Harapan saya GAR bisa mengkoreksi diri. Semasa mahasiswa dulu saya diajarkan negasi, yaitu semangat untuk mempertanyakan apapun yang orang katakan kepada saya. Semangat itu hendaknya dihidupkan kembali: untuk apa, untuk siapa, mengapa saya harus melakukan hal ini? Narasi radikalisme yang dipompakan oleh BNPT itu sebetulnya dangkal. Survei-survei yang mengatakan radikalisme berjangkit di kampus-kampus itu jauh dari standar akademis. Begitu banyak celah untuk mempertanyakan kebenaran narasi radikalisme dan deradikalisasi.

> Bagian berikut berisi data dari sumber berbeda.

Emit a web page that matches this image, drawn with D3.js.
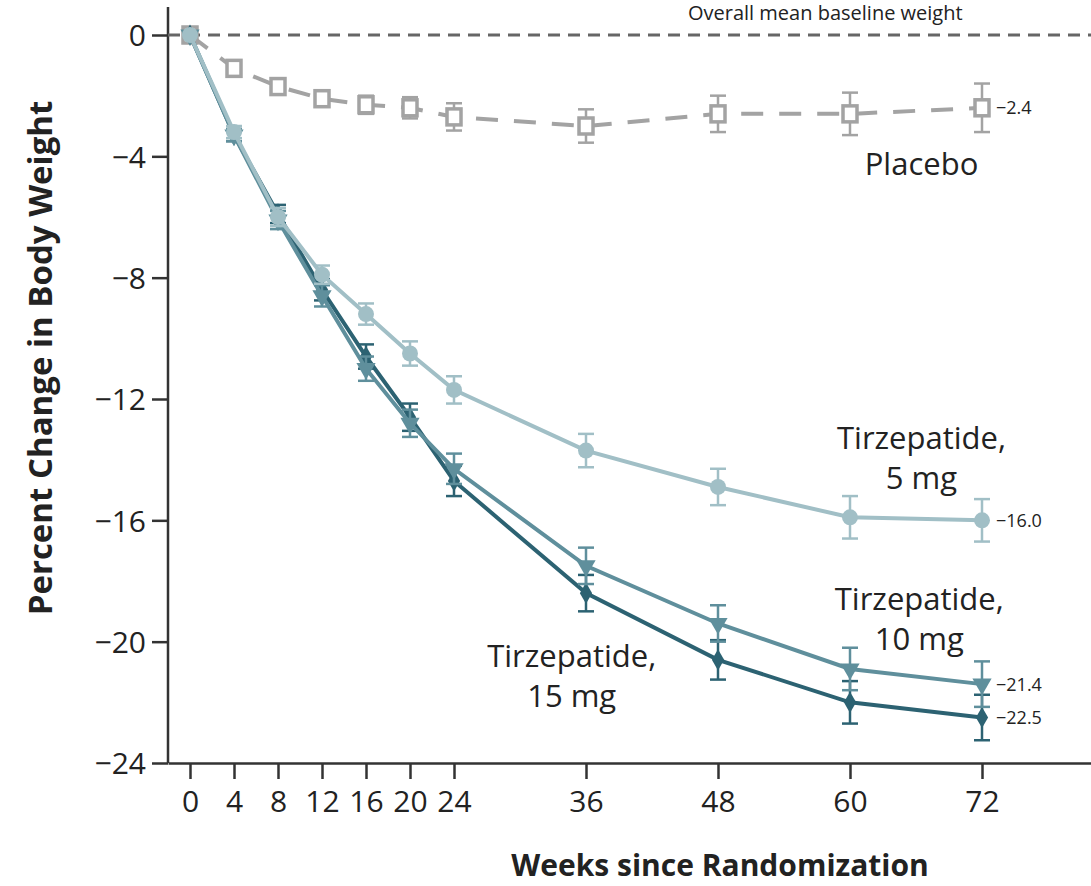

Akhirnya, saya ingin menggarisbawahi pentingnya terus dihidupkan kerinduan kepada kebangkitan Islam. Dimana-mana kita melihat pentingnya kesalehan pemimpin, dan di sana agama memiliki peranan yang besar sekali. Namun kita pun tahu kesalehan tidak bisa berdiri sendiri. Di dalam lingkungan yang dipenuhi ketidak-adilan, kesalehan bisa memudar. Oleh karena itu, pemimpin baru Islam mesti bisa menjawab tantangan menciptakan sistem baru yang lebih berkeadilan.
Last but not least, diskusi ini memunculkan dua pesan untuk generasi baru Islam. Pertama, bentuklah diri kalian dengan kesalehan. Dan kedua, ukir jalan perjuangan kalian untuk menciptakan masyarakat adil.
Penulis adalah Pemerhati Sosial dan Politik.